Watts is a measure of power, not energy.

Watt is a joule per second, J/s

so if you reduce the time to Nano-Seconds, 10^-9, then you get Giga-Watts, 10^9, but your Joules, or energy, stays exactly the same.

If you want Tera-Watts, 10^12, then you need Pico-Seconds, 10^-12

All assuming you are using 1 Joule of energy, if you use 1000 Joules of energy, you can get Tera-Watts in Nano-Seconds.

So this is no mathematical surprise or mystery.

However the usefulness if impulses is another story, here's why:

You start with Position, x, measured in meters [m]

You take the derivative of Position, x, with respect to time, meaning the rate at which x changes with time,

This is Velocity, V, measured in meters/second [m/s]
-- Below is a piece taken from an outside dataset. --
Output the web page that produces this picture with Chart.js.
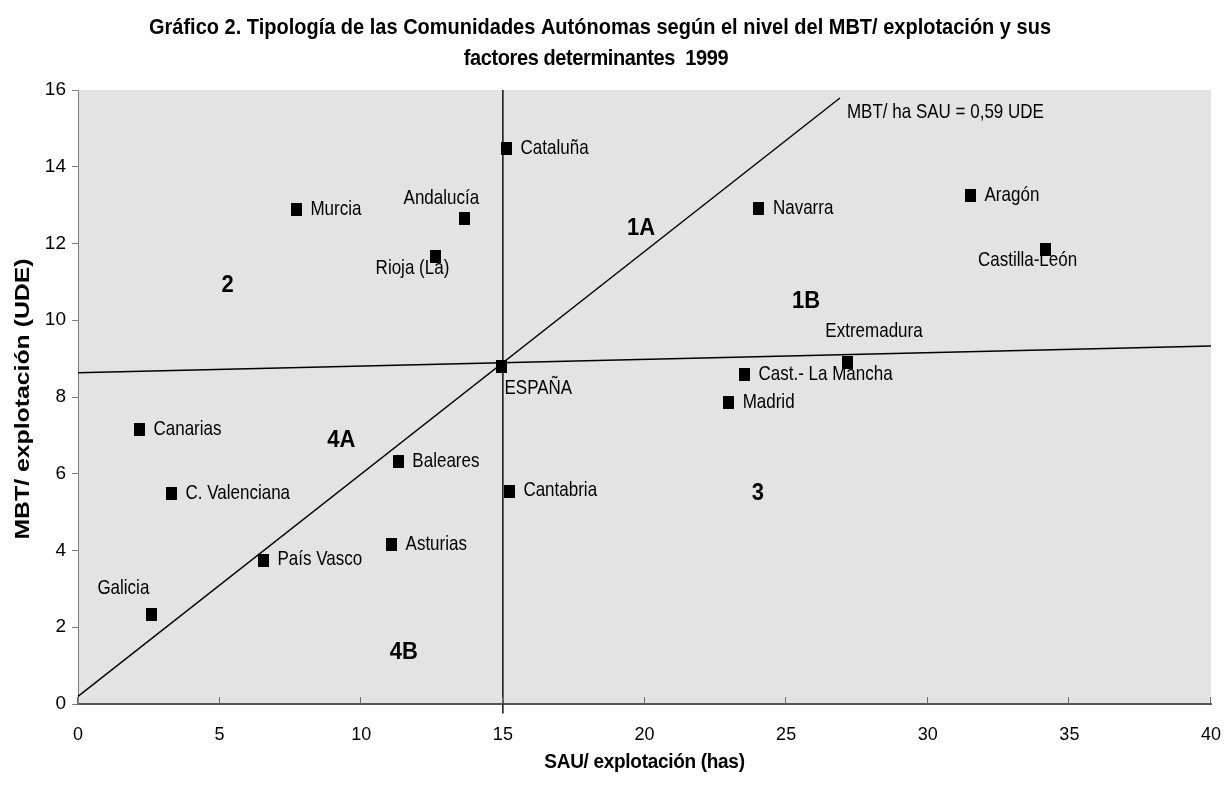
<!DOCTYPE html>
<html>
<head>
<meta charset="utf-8">
<script src="https://cdn.jsdelivr.net/npm/chart.js@4/dist/chart.umd.min.js"></script>
<style>
  html, body { margin: 0; padding: 0; background: #ffffff; }
  #wrap { width: 1226px; height: 787px; position: relative; }
</style>
</head>
<body>
<div id="wrap"><canvas id="c"></canvas></div>
<script>
// Comunidades Autónomas, 1999: SAU per holding (has) and MBT per holding (UDE)
const regions = ['Cataluña', 'Andalucía', 'Rioja (La)', 'Murcia', 'Navarra', 'Aragón',
  'Castilla-León', 'Extremadura', 'ESPAÑA', 'Cast.- La Mancha', 'Madrid', 'Canarias',
  'C. Valenciana', 'Baleares', 'Cantabria', 'Asturias', 'País Vasco', 'Galicia'];
const sauPerHolding = [15.13, 13.64, 12.62, 7.71, 24.04, 31.51, 34.16, 27.15, 14.95, 23.53,
  22.97, 2.17, 3.3, 11.31, 15.23, 11.07, 6.55, 2.59];
const mbtPerHolding = [14.48, 12.65, 11.66, 12.89, 12.92, 13.24, 11.85, 8.91, 8.79, 8.59,
  7.86, 7.15, 5.49, 6.31, 5.55, 4.16, 3.75, 2.33];

// Reference lines
const ratioLineX = [0, 26.9];
const ratioLineY = [0.2, 15.79];
const ratioLineLabel = 'MBT/ ha SAU = 0,59 UDE';
const mbtLevelLineX = [0, 40];
const mbtLevelLineY = [8.63, 9.33];
const sauLevelLineX = [15, 15];
const sauLevelLineY = [16, -0.25];

// Zone names and where they sit
const zoneNames = ['1A', '1B', '2', '3', '4A', '4B'];
const zoneX = [19.88, 25.7, 5.28, 24.0, 9.3, 11.5];
const zoneY = [12.4, 10.5, 10.9, 5.5, 6.87, 1.35];

// Axes
const xTicks = [0, 5, 10, 15, 20, 25, 30, 35, 40];
const yTicks = [0, 2, 4, 6, 8, 10, 12, 14, 16];
const titleLines = ['Gráfico 2. Tipología de las Comunidades Autónomas según el nivel del MBT/ explotación y sus',
  'factores determinantes  1999'];
const xAxisTitle = 'SAU/ explotación (has)';
const yAxisTitle = 'MBT/ explotación (UDE)';

// Label placement for each region: anchor side and pixel offset from the marker
const labelPlacement = {
  'Andalucía': { align: 'center', dx: -23, dy: -20 },
  'Rioja (La)': { align: 'center', dx: -23, dy: 12 },
  'Castilla-León': { align: 'center', dx: -18, dy: 11 },
  'Extremadura': { align: 'center', dx: 27, dy: -30 },
  'ESPAÑA': { align: 'left', dx: 3, dy: 22 },
  'Galicia': { align: 'center', dx: -28, dy: -26 }
};
const defaultPlacement = { align: 'left', dx: 14, dy: 0 };

const FONT = '"Liberation Sans", Arial, sans-serif';

const toPoints = (xs, ys) => xs.map((x, i) => ({ x: x, y: ys[i] }));

// marker: small black block, a little taller than wide
const marker = document.createElement('canvas');
marker.width = 11;
marker.height = 13;
(function () {
  const m = marker.getContext('2d');
  m.fillStyle = '#000000';
  m.fillRect(0, 0, 11, 13);
})();

// text drawn slightly taller than wide, like the printed typeface
function tallText(ctx, text, x, y, font, align, stretch, spacing) {
  ctx.save();
  ctx.font = font;
  ctx.letterSpacing = (spacing || 0) + 'px';
  ctx.textAlign = align;
  ctx.textBaseline = 'middle';
  ctx.translate(x, y);
  ctx.scale(1, stretch);
  ctx.fillText(text, 0, 0);
  ctx.restore();
}

const lineStyle = {
  showLine: true, borderColor: '#000000', borderWidth: 1.4, pointRadius: 0,
  pointHoverRadius: 0, fill: false, clip: false, tension: 0
};

const plotBackground = {
  id: 'plotBackground',
  beforeDraw(chart) {
    const { ctx, chartArea: a } = chart;
    ctx.save();
    ctx.fillStyle = '#e3e3e3';
    ctx.fillRect(a.left, a.top, a.right - a.left, a.bottom - a.top);
    ctx.restore();
  }
};

const annotations = {
  id: 'annotations',
  afterDatasetsDraw(chart) {
    const { ctx, scales: { x, y }, chartArea: a } = chart;
    ctx.save();

    // inner tick marks on the horizontal axis
    ctx.strokeStyle = '#6a6a6a';
    ctx.lineWidth = 1;
    xTicks.forEach(v => {
      const px = Math.round(x.getPixelForValue(v)) - 0.5;
      ctx.beginPath();
      ctx.moveTo(px, a.bottom);
      ctx.lineTo(px, a.bottom - 7);
      ctx.stroke();
    });
    ctx.fillStyle = '#000000';

    // region names
    regions.forEach((name, i) => {
      const p = labelPlacement[name] || defaultPlacement;
      tallText(ctx, name, x.getPixelForValue(sauPerHolding[i]) + p.dx,
        y.getPixelForValue(mbtPerHolding[i]) + p.dy, '17px ' + FONT, p.align, 1.15, 0);
    });

    // ratio line caption
    tallText(ctx, ratioLineLabel, x.getPixelForValue(ratioLineX[1]) + 7,
      y.getPixelForValue(ratioLineY[1]) + 15, '17px ' + FONT, 'left', 1.15, 0);

    // zone names
    zoneNames.forEach((z, i) => {
      tallText(ctx, z, x.getPixelForValue(zoneX[i]), y.getPixelForValue(zoneY[i]),
        'bold 22px ' + FONT, 'center', 1.1, 0);
    });

    ctx.restore();
  },
  afterDraw(chart) {
    const { ctx, chartArea: a } = chart;
    ctx.save();
    ctx.fillStyle = '#000000';

    // chart title
    tallText(ctx, titleLines[0], 600, 28, 'bold 20px ' + FONT, 'center', 1.12, 0);
    tallText(ctx, titleLines[1], 596, 59, 'bold 20px ' + FONT, 'center', 1.12, -0.4);

    // axis titles
    tallText(ctx, xAxisTitle, (a.left + a.right) / 2, 762, 'bold 19px ' + FONT, 'center', 1.1, -0.3);

    ctx.save();
    ctx.translate(23, (a.top + a.bottom) / 2 + 2);
    ctx.rotate(-Math.PI / 2);
    ctx.scale(1.24, 1);
    ctx.font = 'bold 20px ' + FONT;
    ctx.textAlign = 'center';
    ctx.textBaseline = 'middle';
    ctx.fillText(yAxisTitle, 0, 0);
    ctx.restore();

    ctx.restore();
  }
};

new Chart(document.getElementById('c'), {
  type: 'scatter',
  data: {
    datasets: [
      Object.assign({ label: 'ratio', data: toPoints(ratioLineX, ratioLineY) }, lineStyle),
      Object.assign({ label: 'mbt', data: toPoints(mbtLevelLineX, mbtLevelLineY) }, lineStyle),
      Object.assign({ label: 'sau', data: toPoints(sauLevelLineX, sauLevelLineY) }, lineStyle),
      {
        label: 'regions',
        data: toPoints(sauPerHolding, mbtPerHolding),
        pointStyle: marker,
        pointRadius: 7,
        pointHoverRadius: 7,
        backgroundColor: '#000000',
        borderWidth: 0,
        clip: false
      }
    ]
  },
  options: {
    responsive: true,
    maintainAspectRatio: false,
    animation: false,
    events: [],
    layout: { autoPadding: false, padding: { top: 90, right: 15, left: 0, bottom: 0 } },
    plugins: { legend: { display: false }, title: { display: false }, tooltip: { enabled: false } },
    scales: {
      x: {
        type: 'linear', min: 0, max: 40,
        afterBuildTicks: s => { s.ticks = xTicks.map(v => ({ value: v })); },
        afterFit: s => { s.height = 83; s.paddingLeft = 0; s.paddingRight = 0; },
        grid: { display: true, drawOnChartArea: false, drawTicks: false },
        border: { display: true, color: '#555555', width: 2 },
        ticks: { font: { family: FONT, size: 18 }, color: '#000000', padding: 20, maxRotation: 0 }
      },
      y: {
        type: 'linear', min: 0, max: 16,
        afterBuildTicks: s => { s.ticks = yTicks.map(v => ({ value: v })); },
        afterFit: s => { s.width = 78; s.paddingTop = 0; s.paddingBottom = 0; },
        grid: { display: true, drawOnChartArea: false, drawTicks: true, tickLength: 6, color: '#808080' },
        border: { display: true, color: '#808080', width: 1 },
        ticks: { font: { family: FONT, size: 19 }, color: '#000000', padding: 6 }
      }
    }
  },
  plugins: [plotBackground, annotations]
});
</script>
</body>
</html>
Now you take the derivative of Velocity, with respect to time, meaning the rate at which V changes with time,

This is Acceleration, a, measured in meters/second^2 [m/s^2]
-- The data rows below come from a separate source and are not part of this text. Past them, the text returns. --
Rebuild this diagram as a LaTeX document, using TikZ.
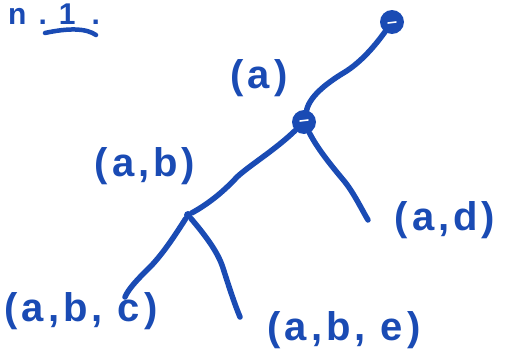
\documentclass[tikz,border=0pt]{standalone}
\usepackage{fontspec}
\setmainfont{Liberation Sans}
\definecolor{ink}{RGB}{26,75,180}
\begin{document}
\begin{tikzpicture}[x=1pt,y=-1pt,
  pen/.style={draw=ink,line width=5.5pt,line cap=round,line join=round},
  lab/.style={text=ink,inner sep=0pt,font=\fontsize{40}{44}\selectfont\bfseries\addfontfeature{LetterSpace=10}},
  blob/.style={circle,fill=ink,inner sep=0pt,minimum size=24pt},
  dot/.style={circle,fill=ink,inner sep=0pt,minimum size=8pt}]
\useasboundingbox (0,0) rectangle (507,359);
% nodes
\node[blob] (r) at (392,22) {};
\node[blob] (m) at (304,122) {};
\node[dot] (j) at (188,215) {};
\coordinate (dl) at (368,220);
\coordinate (cl) at (125,297);
\coordinate (el) at (240,317);
% highlights in blobs
\draw[white,line width=1.6pt,line cap=round] ([shift={(-4,1)}]r.center) -- ([shift={(4,0)}]r.center);
\draw[white,line width=1.6pt,line cap=round] ([shift={(-4,-1)}]m.center) -- ([shift={(4,-2)}]m.center);
% edges
\draw[pen] (r) .. controls (372,50) and (358,64) .. (345,72) .. controls (330,81) and (310,95) .. (m);
\draw[pen] (m) .. controls (275,150) and (250,165) .. (237,177) .. controls (225,190) and (210,203) .. (j);
\draw[pen] (m) .. controls (318,150) and (335,170) .. (345,182) .. controls (355,195) and (362,210) .. (dl);
\draw[pen] (j) .. controls (172,240) and (160,258) .. (145,272) .. controls (135,282) and (128,290) .. (cl);
\draw[pen] (j) .. controls (205,235) and (218,252) .. (223,268) .. controls (230,290) and (235,305) .. (el);
% labels
\node[lab] (la) at (259,78) {(a)};
\node[lab] (lab) at (145,166) {(a,b)};
\node[lab] (lad) at (445,220) {(a,d)};
\node[lab] (labc) at (81,311) {(a,b, c)};
\node[lab] (labe) at (344,330) {(a,b, e)};
% title
\node[lab,anchor=base west,font=\fontsize{30}{34}\selectfont\bfseries] (title) at (8,24) {n\hspace{12pt}.\hspace{12pt}1\hspace{16pt}.};
\draw[pen,line width=4.5pt] (45,33) .. controls (68,28) and (86,28) .. (96,35);
\end{tikzpicture}
\end{document}
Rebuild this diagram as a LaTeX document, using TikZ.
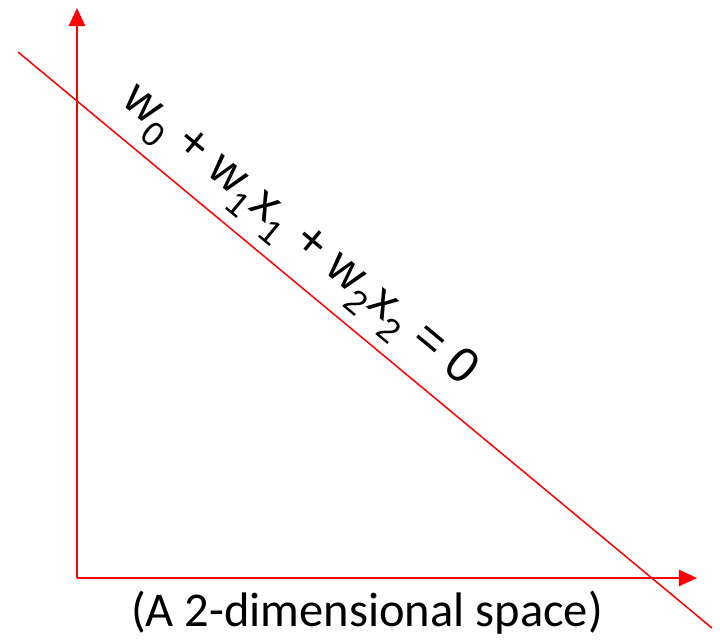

Then, the magic part, you take the derivative of acceleration, with respect to time, meaning the rate at which a changes with time,

This is called the "Jerk", measured in meters/second^3 [m/s^3], and a lot of interesting stuff can happen when you have action going on in the Jerk function. This is commonly looked at while designing cam-shafts for engines, because they open and close valves, with large changes in position, in tiny portions of time, as you can imagine if your engine is going 6000 rpm, that's 100 Hz for the crankshaft, which means one valve is opening AND closing 50 times a second, which means it has, say, 5 milliseconds to open, 5 milliseconds to close, and 10 milliseconds to stay closed before it opens again. So you are applying real forces, in extremely small amounts of time, and things will destroy themselves if you ask for too much to fast. The valve accelerates open, and accelerates closed, this 'rate of change of acceleration' is the impulse, or the jerk. It's the same thing we are dealing with when we use pulsed Direct Current, because the rise time (and fall time) of that current is milliseconds, or nanoseconds, and the impulse, or Jerk, or 4th derivative, is huge (or has huge effects).

What are these huge effects? consider quickly, Newtons law, that every action has an equal and opposite reaction, right, except there are some assumptions here, and the assumptions are that it is a "Point Mass" (which can never exist) and that it is a "rigid body" (which can never exist), and what is really going on, is that forces are transferred through and object at the speed of sound in the material, which you can think of as microscopic pressure waves moving through the object from atom to atom, or molecule to molecule.

SO, if you hit it, and remove your force FASTER that the speed of sound in that material, you will NOT get an equal and opposite reaction force, and hence, magic.

Just like Tesla said, Direct Current Impulses are the key to free energy.